Bad Neighbor Claiming No Bad Intentions Loses Appeal
Some judges were just born to write. Take Judge M. Margaret McKeown's recent opinion in the USA v. Max Spatig case. The opinion opens with this humdinger of a zinger:
As the saying goes, fences make good neighbors. But when the neighbor collects thousands of containers of hazardous and combustible chemicals in his yard that could explode at any moment, a fence may not be enough to save the neighborly relationship. Instead, the authorities need to get involved.
What's This Case About?
The short, catchy opener actually does a good job of summarizing the case. Basically, Max Spatig ran a business that required him to have a large amount of paint and other chemicals on hand. At one point, personal matters required him to stop running his business, and he ended up bringing home quite a bit of these hazardous materials to store in his yard. However, like most folk that store things in the yard, the containers that held the waste appeared in to be in poor condition and were "haphazardly strewn across the property."
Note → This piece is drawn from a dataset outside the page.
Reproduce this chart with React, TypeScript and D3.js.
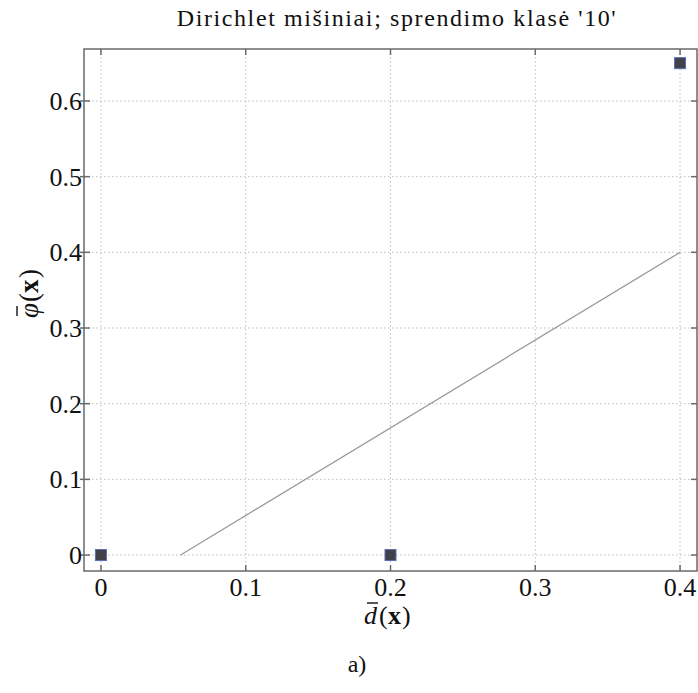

In short, the EPA had to be called in to conduct the cleanup. And at the end of the day, Spatig was charged and convicted criminally under the Resource Conservation and Recovery Act (RCRA). Due to the high cost of the cleanup, nearly half a million dollars, during sentencing, an enhancement was added, and he received just under four years in jail.
What Was Appealed?
On Appeal Spatig challenged the sentencing enhancement, as well as the knowledge requirement of the statute.
Unfortunately for Spatig, the court was unwilling to accept a diminished capacity argument to negate the knowledge element of his crime. In fact, the court found that because the crime is a general intent crime, rather than a specific intent crime, this argument was not even remotely persuasive.
In regards to the sentence enhancement, Spatig attempted to argue that the half million dollar cleanup effort did not amount to a "substantial expenditure" (which is the element that triggered the sentencing enhancement). The court noted that while there is no bright line rule, prior precedent has set that characterizing a $100,000 cleanup as not a "substantial expenditure" constitutes reversible error.